Task directions: From the first line of the data below through the line bearing "const GRADES = ['6th', '8th', '10th', '12th', 'All'];", reproduce each line exactly; do not include pictures.

● ● ● ●

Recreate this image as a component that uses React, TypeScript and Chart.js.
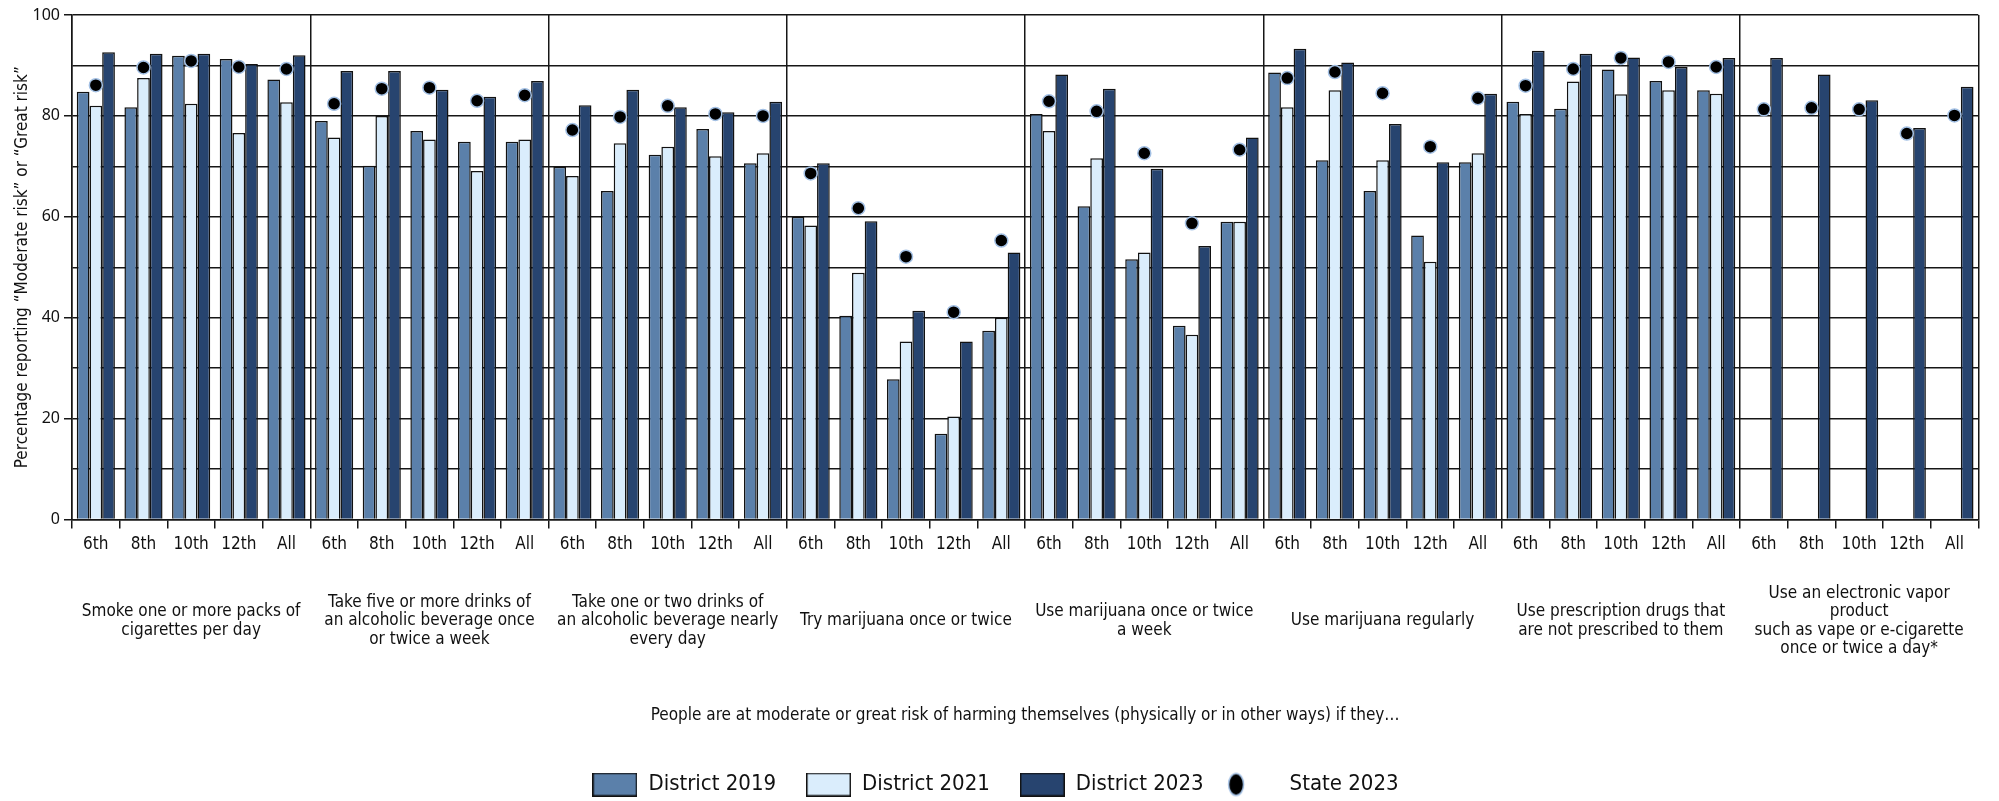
import React, { useEffect, useRef } from 'react';
import { Chart, registerables } from 'chart.js';

Chart.register(...registerables);

// ---------- data ----------
const GRADES = ['6th', '8th', '10th', '12th', 'All'];

const BEHAVIORS: string[][] = [
  ['Smoke one or more packs of', 'cigarettes per day'],
  ['Take five or more drinks of', 'an alcoholic beverage once', 'or twice a week'],
  ['Take one or two drinks of', 'an alcoholic beverage nearly', 'every day'],
  ['Try marijuana once or twice'],
  ['Use marijuana once or twice', 'a week'],
  ['Use marijuana regularly'],
  ['Use prescription drugs that', 'are not prescribed to them'],
  ['Use an electronic vapor', 'product', 'such as vape or e-cigarette', 'once or twice a day*'],
];

const SERIES_NAMES = ['District 2019', 'District 2021', 'District 2023', 'State 2023'];

const DISTRICT_2019 = [
  84.8, 81.7, 91.9, 91.3, 87.2,
  79.0, 70.1, 77.0, 74.9, 74.9,
  69.9, 65.1, 72.3, 77.4, 70.6,
  60.0, 40.4, 27.8, 17.0, 37.4,
  80.4, 62.1, 51.6, 38.4, 59.0,
  88.6, 71.2, 65.1, 56.3, 70.8,
  82.8, 81.4, 89.2, 86.9, 85.1,
  null, null, null, null, null,
];

const DISTRICT_2021 = [
  82.0, 87.5, 82.4, 76.6, 82.7,
  75.7, 80.0, 75.3, 69.1, 75.3,
  68.1, 74.6, 73.9, 72.0, 72.6,
  58.3, 48.9, 35.3, 20.4, 40.0,
  77.0, 71.6, 52.9, 36.6, 59.0,
  81.7, 85.1, 71.2, 51.1, 72.6,
  80.4, 86.8, 84.3, 85.1, 84.4,
  null, null, null, null, null,
];

const DISTRICT_2023 = [
  92.6, 92.3, 92.3, 90.3, 92.0,
  88.9, 88.9, 85.2, 83.8, 86.9,
  82.1, 85.2, 81.7, 80.7, 82.8,
  70.6, 59.1, 41.4, 35.3, 52.9,
  88.2, 85.4, 69.5, 54.2, 75.7,
  93.3, 90.6, 78.4, 70.8, 84.4,
  92.9, 92.3, 91.6, 89.7, 91.5,
  91.5, 88.2, 83.1, 77.6, 85.8,
];

const STATE_2023 = [
  86.1, 89.6, 90.9, 89.7, 89.3,
  82.4, 85.4, 85.6, 83.0, 84.1,
  77.2, 79.8, 82.0, 80.4, 80.0,
  68.6, 61.7, 52.1, 41.1, 55.3,
  82.9, 80.9, 72.6, 58.7, 73.3,
  87.5, 88.7, 84.5, 73.9, 83.5,
  86.0, 89.3, 91.5, 90.7, 89.7,
  81.3, 81.6, 81.3, 76.5, 80.1,
];

const Y_TICKS = [0, 20, 40, 60, 80, 100];
const Y_TITLE = 'Percentage reporting \u201CModerate risk\u201D or \u201CGreat risk\u201D';
const X_TITLE = 'People are at moderate or great risk of harming themselves (physically or in other ways) if they\u2026';

// ---------- styles ----------
const C19 = '#5b80aa';
const C21 = '#daedfc';
const C23 = '#27446f';
const DOT = '#000000';
const DOT_RING = '#a3c0e4';
const LINE = '#161616';
const NARROW = "'Liberation Sans Narrow', 'DejaVu Sans Condensed', 'Arial Narrow', sans-serif";
const REG = "'Noto Sans', 'DejaVu Sans', sans-serif";

function boxImage(fill: string): HTMLCanvasElement {
  const c = document.createElement('canvas');
  c.width = 45;
  c.height = 24;
  const g = c.getContext('2d')!;
  g.fillStyle = fill;
  g.fillRect(0, 0, 45, 24);
  g.strokeStyle = '#111';
  g.lineWidth = 1.5;
  g.strokeRect(0.75, 0.75, 43.5, 22.5);
  return c;
}

function dotImage(): HTMLCanvasElement {
  // wide transparent image with the marker placed toward its left side
  const c = document.createElement('canvas');
  c.width = 60;
  c.height = 26;
  const g = c.getContext('2d')!;
  g.beginPath();
  g.ellipse(10, 13, 7.5, 11, 0, 0, Math.PI * 2);
  g.fillStyle = DOT;
  g.fill();
  g.lineWidth = 1.5;
  g.strokeStyle = DOT_RING;
  g.stroke();
  return c;
}

export default function App() {
  const ref = useRef<HTMLCanvasElement>(null);

  useEffect(() => {
    document.body.style.margin = '0';
    const canvas = ref.current;
    if (!canvas) return;

    const labels = BEHAVIORS.flatMap(() => GRADES);
    const legendImgs = [boxImage(C19), boxImage(C21), boxImage(C23), dotImage()];

    const barBase = {
      type: 'bar' as const,
      borderColor: '#111',
      borderWidth: 1.5,
      categoryPercentage: 0.8,
      barPercentage: 1.0,
      order: 1,
    };

    const chart = new Chart(canvas, {
      type: 'bar',
      data: {
        labels,
        datasets: [
          { ...barBase, label: SERIES_NAMES[0], data: DISTRICT_2019, backgroundColor: C19 },
          { ...barBase, label: SERIES_NAMES[1], data: DISTRICT_2021, backgroundColor: C21 },
          { ...barBase, label: SERIES_NAMES[2], data: DISTRICT_2023, backgroundColor: C23 },
          {
            type: 'line' as const,
            label: SERIES_NAMES[3],
            data: STATE_2023,
            showLine: false,
            pointStyle: 'circle',
            pointRadius: 6.5,
            pointBorderWidth: 1.5,
            pointBackgroundColor: DOT,
            pointBorderColor: DOT_RING,
            backgroundColor: DOT,
            borderColor: DOT_RING,
            order: 0,
          },
        ] as any,
      },
      options: {
        responsive: false,
        animation: false,
        devicePixelRatio: 1,
        events: [],
        layout: { padding: { top: 15, left: 0, right: 8, bottom: -4.5 } },
        plugins: {
          tooltip: { enabled: false },
          legend: {
            position: 'bottom',
            labels: {
              usePointStyle: true,
              pointStyleWidth: 45,
              boxHeight: 24,
              padding: 30,
              color: '#111',
              font: { family: NARROW, size: 22 },
              sort: (a: any, b: any) => a.datasetIndex - b.datasetIndex,
              generateLabels: (ch: any) => {
                const items = (Chart as any).defaults.plugins.legend.labels.generateLabels(ch);
                items.forEach((it: any) => {
                  it.pointStyle = legendImgs[it.datasetIndex];
                });
                return items;
              },
            },
          },
        },
        scales: {
          x: {
            type: 'category',
            position: 'bottom',
            offset: true,
            grid: {
              offset: true,
              drawOnChartArea: true,
              lineWidth: 1.5,
              color: (ctx: any) =>
                ctx.index === undefined || ctx.index % GRADES.length === 0 ? LINE : 'rgba(0,0,0,0)',
              tickLength: 9,
              tickColor: LINE,
              tickWidth: 1.5,
            },
            border: { display: true, color: LINE, width: 1.5 },
            ticks: {
              autoSkip: false,
              maxRotation: 0,
              padding: 7,
              color: '#111',
              font: { family: NARROW, size: 17, lineHeight: 1.1 },
            },
            afterFit: (s: any) => {
              s.height = 40;
            },
          },
          x2: {
            type: 'category',
            position: 'bottom',
            labels: BEHAVIORS as any,
            offset: true,
            grid: { display: false, drawTicks: false, tickLength: 0 },
            border: { display: false },
            ticks: {
              autoSkip: false,
              maxRotation: 0,
              padding: 34,
              crossAlign: 'center',
              color: '#111',
              font: { family: NARROW, size: 17, lineHeight: 1.08 },
            },
            title: {
              display: true,
              text: X_TITLE,
              color: '#111',
              font: { family: NARROW, size: 17 },
              padding: { top: 0, bottom: 18 },
            },
            afterFit: (s: any) => {
              s.height = 184;
            },
          },
          y: {
            min: 0,
            max: 100,
            ticks: {
              stepSize: 10,
              padding: 4,
              color: '#111',
              font: { family: REG, size: 16 },
              callback: (v: any) => (Y_TICKS.includes(Number(v)) ? String(v) : ''),
            },
            grid: {
              color: LINE,
              lineWidth: 1.5,
              tickLength: 8,
              tickWidth: 1.5,
              tickColor: (ctx: any) =>
                ctx.tick && Y_TICKS.includes(ctx.tick.value) ? LINE : 'rgba(0,0,0,0)',
            },
            border: { display: true, color: LINE, width: 1.5 },
            title: {
              display: true,
              text: Y_TITLE,
              color: '#111',
              font: { family: NARROW, size: 17 },
              padding: { top: 12, bottom: 0 },
            },
            afterFit: (s: any) => {
              s.width = 72;
            },
          },
        },
      } as any,
    });

    return () => chart.destroy();
  }, []);

  return (
    <div style={{ width: 1999, height: 801 }}>
      <canvas ref={ref} width={1999} height={801} style={{ display: 'block' }} />
    </div>
  );
}
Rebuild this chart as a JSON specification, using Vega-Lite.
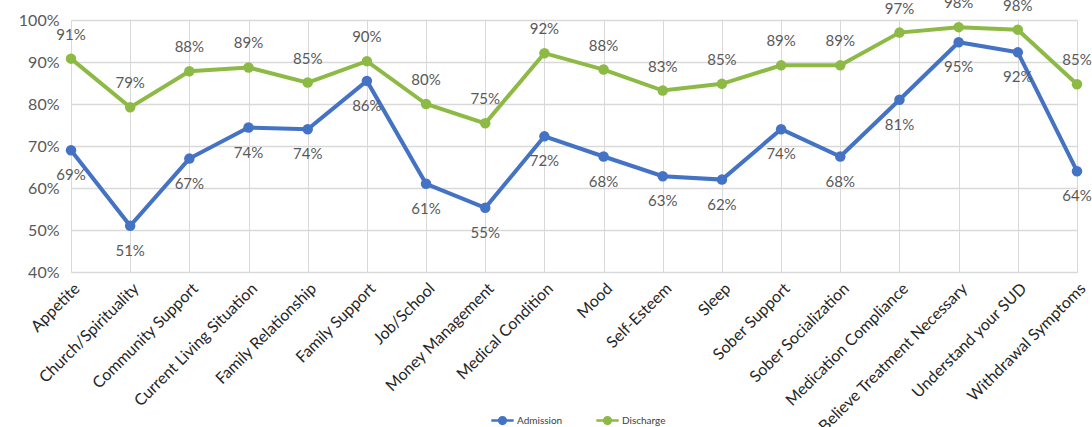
{
  "$schema": "https://vega.github.io/schema/vega-lite/v6.json",
  "autosize": "none",
  "width": 1006,
  "height": 252,
  "padding": {"left": 71, "top": 20, "right": 15, "bottom": 155},
  "background": "white",
  "config": {
    "font": "Lato",
    "view": {"stroke": null}
  },
  "data": {
    "values": [
      {"category": "Appetite", "series": "Admission", "value": 0.69},
      {"category": "Church/Spirituality", "series": "Admission", "value": 0.51},
      {"category": "Community Support", "series": "Admission", "value": 0.67},
      {"category": "Current Living Situation", "series": "Admission", "value": 0.744},
      {"category": "Family Relationship", "series": "Admission", "value": 0.74},
      {"category": "Family Support", "series": "Admission", "value": 0.855},
      {"category": "Job/School", "series": "Admission", "value": 0.61},
      {"category": "Money Management", "series": "Admission", "value": 0.553},
      {"category": "Medical Condition", "series": "Admission", "value": 0.723},
      {"category": "Mood", "series": "Admission", "value": 0.675},
      {"category": "Self-Esteem", "series": "Admission", "value": 0.628},
      {"category": "Sleep", "series": "Admission", "value": 0.62},
      {"category": "Sober Support", "series": "Admission", "value": 0.74},
      {"category": "Sober Socialization", "series": "Admission", "value": 0.675},
      {"category": "Medication Compliance", "series": "Admission", "value": 0.81},
      {"category": "Believe Treatment Necessary", "series": "Admission", "value": 0.947},
      {"category": "Understand your SUD", "series": "Admission", "value": 0.923},
      {"category": "Withdrawal Symptoms", "series": "Admission", "value": 0.64},
      {"category": "Appetite", "series": "Discharge", "value": 0.908},
      {"category": "Church/Spirituality", "series": "Discharge", "value": 0.792},
      {"category": "Community Support", "series": "Discharge", "value": 0.878},
      {"category": "Current Living Situation", "series": "Discharge", "value": 0.887},
      {"category": "Family Relationship", "series": "Discharge", "value": 0.851},
      {"category": "Family Support", "series": "Discharge", "value": 0.902},
      {"category": "Job/School", "series": "Discharge", "value": 0.8},
      {"category": "Money Management", "series": "Discharge", "value": 0.754},
      {"category": "Medical Condition", "series": "Discharge", "value": 0.921},
      {"category": "Mood", "series": "Discharge", "value": 0.882},
      {"category": "Self-Esteem", "series": "Discharge", "value": 0.832},
      {"category": "Sleep", "series": "Discharge", "value": 0.848},
      {"category": "Sober Support", "series": "Discharge", "value": 0.892},
      {"category": "Sober Socialization", "series": "Discharge", "value": 0.892},
      {"category": "Medication Compliance", "series": "Discharge", "value": 0.97},
      {"category": "Believe Treatment Necessary", "series": "Discharge", "value": 0.983},
      {"category": "Understand your SUD", "series": "Discharge", "value": 0.977},
      {"category": "Withdrawal Symptoms", "series": "Discharge", "value": 0.847}
    ]
  },
  "encoding": {
    "x": {
      "field": "category",
      "type": "nominal",
      "sort": null,
      "scale": {"type": "point", "padding": 0},
      "axis": {
        "title": null,
        "labelAngle": -45,
        "labelFontSize": 16,
        "labelColor": "#262626",
        "labelPadding": 8,
        "ticks": false,
        "domainColor": "#d9d9d9",
        "gridColor": "#d9d9d9",
        "grid": true,
        "labelLimit": 400,
        "labelOverlap": false
      }
    },
    "y": {
      "field": "value",
      "type": "quantitative",
      "scale": {"domain": [0.4, 1.0], "nice": false, "zero": false},
      "axis": {
        "title": null,
        "format": ".0%",
        "values": [0.4, 0.5, 0.6, 0.7, 0.8, 0.9, 1.0],
        "labelOverlap": false,
        "labelFontSize": 16,
        "labelColor": "#595959",
        "labelPadding": 12,
        "ticks": false,
        "domain": false,
        "gridColor": "#d9d9d9",
        "gridWidth": 1.3
      }
    },
    "color": {
      "field": "series",
      "type": "nominal",
      "scale": {"domain": ["Admission", "Discharge"], "range": ["#4472C4", "#8DBA45"]},
      "legend": {
        "title": null,
        "orient": "none",
        "direction": "horizontal",
        "legendX": 419,
        "legendY": 388,
        "labelFontSize": 10,
        "labelColor": "#404040",
        "columnPadding": 28,
        "labelOffset": 2,
        "symbolType": "M-1,0H1M-0.3,0a0.3,0.3 0 1,0 0.6,0a0.3,0.3 0 1,0 -0.6,0",
        "symbolSize": 500,
        "symbolStrokeWidth": 2.5
      }
    }
  },
  "layer": [
    {"mark": {"type": "line", "strokeWidth": 4}},
    {"mark": {"type": "point", "filled": true, "size": 110, "opacity": 1}},
    {
      "transform": [{"filter": "datum.series === 'Discharge'"}],
      "mark": {"type": "text", "dy": -24, "fontSize": 15, "color": "#595959"},
      "encoding": {
        "text": {"field": "value", "type": "quantitative", "format": ".0%"},
        "color": {"value": "#595959"}
      }
    },
    {
      "transform": [{"filter": "datum.series === 'Admission'"}],
      "mark": {"type": "text", "dy": 25, "fontSize": 15, "color": "#595959"},
      "encoding": {
        "text": {"field": "value", "type": "quantitative", "format": ".0%"},
        "color": {"value": "#595959"}
      }
    }
  ]
}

● ● ● ●

Problem solution:
Recreate this image as a component that uses React, TypeScript and Chart.js.
import React, { useEffect, useRef } from 'react';
import { Chart, registerables } from 'chart.js';

Chart.register(...registerables);

// ---------- data ----------
const GRADES = ['6th', '8th', '10th', '12th', 'All'];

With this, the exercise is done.